A Lattaquié, le deuxième port de Syrie, sur la Méditerranée, des centaines d'hommes et quelques femmes membres des anciennes forces gouvernementales faisaient la queue à l'extérieur de bureaux où les nouvelles autorités leur ont demandé de venir rendre les armes.
"Nous en attendons au moins mille aujourd'hui", a dit à l'AFP le responsable des lieux, Mohamad Mustapha, 26 ans, ex-soldat originaire du bastion rebelle d'Idleb, dans le nord-ouest. Les nouvelles autorités procèderont à des enquêtes "sur leur passé" et "en cas de crime grave, ils seront transférés à la justice", explique-t-il.

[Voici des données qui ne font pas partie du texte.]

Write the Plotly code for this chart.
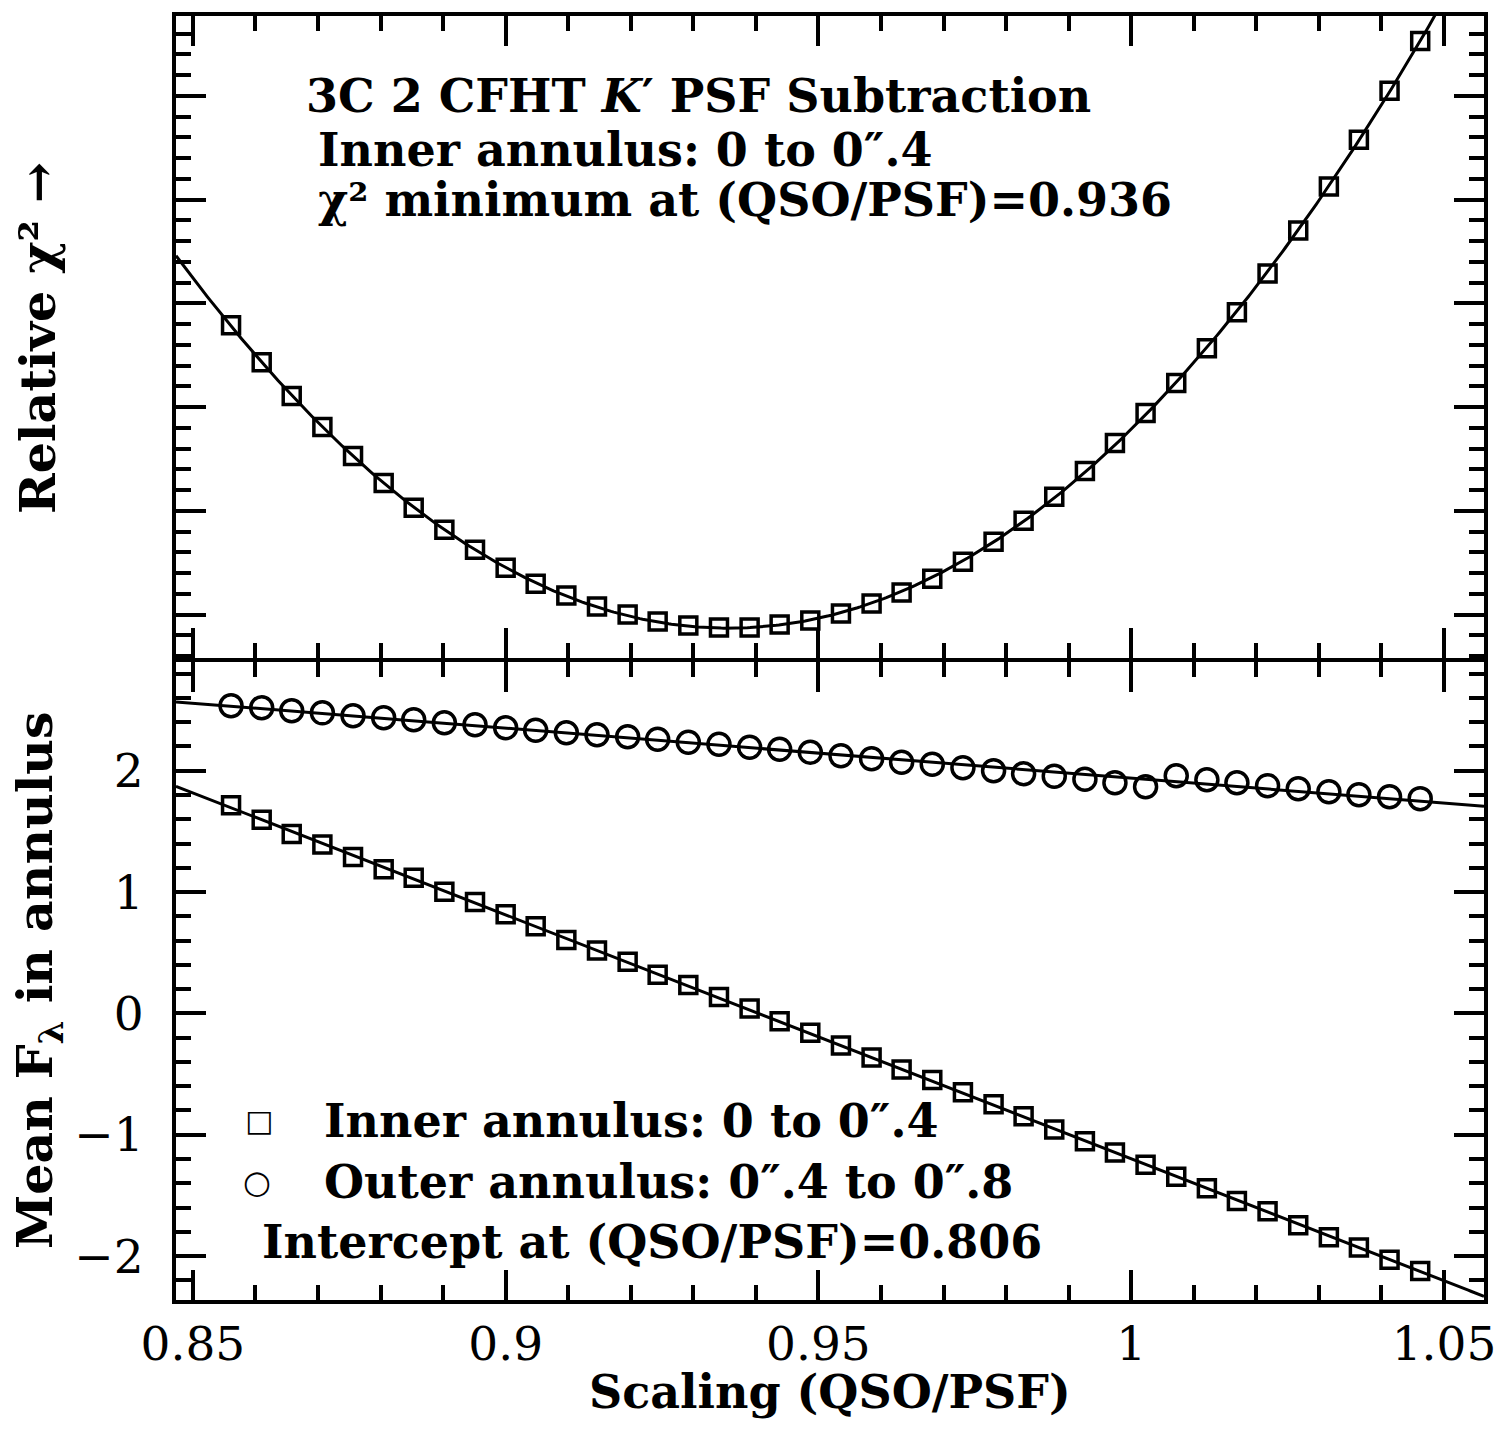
import numpy as np
import plotly.graph_objects as go
from plotly.subplots import make_subplots

# ---------------- data ----------------
scaling = [0.8561, 0.8610, 0.8658, 0.8707, 0.8756, 0.8805, 0.8853, 0.8902, 0.8951, 0.9000,
           0.9048, 0.9097, 0.9146, 0.9195, 0.9243, 0.9292, 0.9341, 0.9390, 0.9438, 0.9487,
           0.9536, 0.9585, 0.9633, 0.9682, 0.9731, 0.9780, 0.9828, 0.9877, 0.9926, 0.9974,
           1.0023, 1.0072, 1.0121, 1.0169, 1.0218, 1.0267, 1.0316, 1.0364, 1.0413, 1.0462]

chi2_rel = [3.788, 3.433, 3.106, 2.808, 2.529, 2.269, 2.029, 1.817, 1.625, 1.452,
            1.298, 1.183, 1.077, 1.000, 0.933, 0.894, 0.875, 0.875, 0.904, 0.942,
            1.010, 1.106, 1.212, 1.346, 1.510, 1.702, 1.904, 2.135, 2.385, 2.654,
            2.942, 3.231, 3.567, 3.913, 4.288, 4.702, 5.125, 5.577, 6.048, 6.529]

flux_inner = [1.715, 1.596, 1.479, 1.393, 1.288, 1.188, 1.117, 1.003, 0.918, 0.818,
              0.719, 0.604, 0.519, 0.426, 0.319, 0.235, 0.135, 0.041, -0.065, -0.159,
              -0.264, -0.364, -0.463, -0.549, -0.649, -0.748, -0.848, -0.956, -1.053, -1.147,
              -1.247, -1.347, -1.440, -1.546, -1.631, -1.745, -1.844, -1.930, -2.030, -2.123]

flux_outer = [2.535, 2.519, 2.494, 2.477, 2.453, 2.436, 2.420, 2.395, 2.379, 2.354,
              2.333, 2.313, 2.296, 2.280, 2.259, 2.235, 2.218, 2.193, 2.177, 2.152,
              2.123, 2.099, 2.070, 2.053, 2.025, 2.000, 1.975, 1.955, 1.930, 1.901,
              1.868, 1.959, 1.926, 1.901, 1.877, 1.852, 1.827, 1.802, 1.786, 1.770]

x_range = [0.8473, 1.0564]
chi2_range = [0.586, 6.769]
flux_range = [-2.362, 2.90]

x_ticks = [0.85, 0.9, 0.95, 1.0, 1.05]
x_tick_labels = ["0.85", "0.9", "0.95", "1", "1.05"]
flux_ticks = [-2, -1, 0, 1, 2]
flux_tick_labels = ["\u22122", "\u22121", "0", "1", "2"]

FONT = "DejaVu Serif"
BLACK = "black"

# ---------------- fits ----------------
xs = np.array(scaling)
xf = np.linspace(x_range[0], x_range[1], 500)
chi2_fit = np.polyval(np.polyfit(xs, chi2_rel, 3), xf)
inner_fit = np.polyval(np.polyfit(xs, flux_inner, 1), xf)
outer_fit = np.polyval(np.polyfit(xs, flux_outer, 1), xf)

fig = make_subplots(rows=2, cols=1, shared_xaxes=True, vertical_spacing=0.0031,
                    row_heights=[0.5012, 0.4988])

line_style = dict(color=BLACK, width=3)
sq_marker = dict(symbol="square-open", size=17, color=BLACK, line=dict(color=BLACK, width=3.5))
ci_marker = dict(symbol="circle-open", size=22, color=BLACK, line=dict(color=BLACK, width=3.5))

fig.add_trace(go.Scatter(x=xf, y=chi2_fit, mode="lines", line=line_style, hoverinfo="skip"), row=1, col=1)
fig.add_trace(go.Scatter(x=scaling, y=chi2_rel, mode="markers", marker=sq_marker), row=1, col=1)

fig.add_trace(go.Scatter(x=xf, y=outer_fit, mode="lines", line=line_style, hoverinfo="skip"), row=2, col=1)
fig.add_trace(go.Scatter(x=xf, y=inner_fit, mode="lines", line=line_style, hoverinfo="skip"), row=2, col=1)
fig.add_trace(go.Scatter(x=scaling, y=flux_outer, mode="markers", marker=ci_marker), row=2, col=1)
fig.add_trace(go.Scatter(x=scaling, y=flux_inner, mode="markers", marker=sq_marker), row=2, col=1)

axis_common = dict(showline=True, linewidth=4, linecolor=BLACK, mirror="ticks",
                   ticks="inside", tickwidth=4, tickcolor=BLACK,
                   showgrid=False, zeroline=False)

for r in (1, 2):
    fig.update_xaxes(range=x_range, tickvals=x_ticks, ticktext=x_tick_labels, ticklen=30,
                     minor=dict(dtick=0.01, tick0=0.85, ticks="inside", ticklen=15,
                                tickwidth=4, tickcolor=BLACK, showgrid=False),
                     **axis_common, row=r, col=1)
fig.update_xaxes(showticklabels=False, row=1, col=1)
fig.update_xaxes(showticklabels=True, tickfont=dict(family=FONT, size=47, color=BLACK),
                 ticklabelstandoff=0, row=2, col=1)

fig.update_yaxes(range=chi2_range, tick0=1, dtick=1, ticklen=30, showticklabels=False,
                 minor=dict(dtick=0.2, tick0=1, ticks="inside", ticklen=15,
                            tickwidth=4, tickcolor=BLACK, showgrid=False),
                 **axis_common, row=1, col=1)
fig.update_yaxes(range=flux_range, tickvals=flux_ticks, ticktext=flux_tick_labels, ticklen=30,
                 tickfont=dict(family=FONT, size=47, color=BLACK), ticklabelstandoff=19,
                 minor=dict(dtick=0.2, tick0=0, ticks="inside", ticklen=15,
                            tickwidth=4, tickcolor=BLACK, showgrid=False),
                 **axis_common, row=2, col=1)

tf = dict(family=FONT, size=46, color=BLACK, weight="bold")
ann = []
# top panel text
ann.append(dict(text="3C 2 CFHT <i>K</i>\u2032 PSF Subtraction", x=0.0976, y=0.9378))
ann.append(dict(text="Inner annulus: 0 to 0\u2033.4", x=0.1068, y=0.8959))
ann.append(dict(text="\u03c7\u00b2 minimum at (QSO/PSF)=0.936", x=0.1068, y=0.8570))
# bottom panel legend text
ann.append(dict(text="Inner annulus: 0 to 0\u2033.4", x=0.1114, y=0.1395))
ann.append(dict(text="Outer annulus: 0\u2033.4 to 0\u2033.8", x=0.1114, y=0.0920))
ann.append(dict(text="Intercept at (QSO/PSF)=0.806", x=0.0640, y=0.0450))
for a in ann:
    fig.add_annotation(xref="paper", yref="paper", xanchor="left", yanchor="middle",
                       showarrow=False, font=tf, **a)
# legend symbols
fig.add_annotation(text="\u25a1", x=0.0633, y=0.1395, xref="paper", yref="paper",
                   xanchor="center", yanchor="middle", showarrow=False,
                   font=dict(family="DejaVu Sans", size=30, color=BLACK, weight="bold"))
fig.add_annotation(text="\u25cb", x=0.0618, y=0.0920, xref="paper", yref="paper",
                   xanchor="center", yanchor="middle", showarrow=False,
                   font=dict(family="DejaVu Sans", size=32, color=BLACK, weight="bold"))
# axis titles
yt = dict(family=FONT, size=49, color=BLACK, weight="bold")
fig.add_annotation(text="Relative \u03c7\u00b2 \u2192", x=-0.1053, y=0.7494, xref="paper", yref="paper",
                   xanchor="center", yanchor="middle", textangle=-90, showarrow=False, font=yt)
fig.add_annotation(text="Mean F<sub>\u03bb</sub> in annulus", x=-0.1053, y=0.2494, xref="paper", yref="paper",
                   xanchor="center", yanchor="middle", textangle=-90, showarrow=False, font=yt)
fig.add_annotation(text="Scaling (QSO/PSF)", x=0.5, y=-0.072, xref="paper", yref="paper",
                   xanchor="center", yanchor="middle", showarrow=False, font=tf)

fig.update_layout(width=1508, height=1437, showlegend=False,
                  margin=dict(l=176, r=21, t=13, b=137),
                  paper_bgcolor="white", plot_bgcolor="white",
                  font=dict(family=FONT, color=BLACK))

fig.write_html("out.html")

Ayoush Hassan, originaire de la région d'Alep, dans le nord, cherche désespérément son fils depuis la chute d'Assad, à l'image de nombreux Syriens dont les proches ont disparu au cours du conflit et des décennies de répression.
"Nous voulons nos enfants, vivants, morts, brûlés, en cendres, enterrés dans des fosses communes", implore-t-il.
Israël, un autre pays voisin de la Syrie, a mené d'intenses frappes dans la nuit de dimanche à lundi sur des sites militaires dans la région côtière de Tartous, selon l'Observatoire syrien des droits de l'homme.
Selon cette ONG, il s'agit des "plus lourdes" frappes israéliennes "depuis 2012" dans cette région, qui abrite une base navale russe, alors que l'armée israélienne affirme vouloir empêcher l'armement syrien de tomber aux mains d'extrémistes.
Plusieurs heures après les frappes, un complexe de dépôts de munitions était en flammes, encore secoué par des explosions.
"C'était comme un tremblement de terre. Toutes les fenêtres de ma maison ont été soufflées", a témoigné Ibrahim Ahmed, un employé d'un cabinet d'avocats âgé de 28 ans.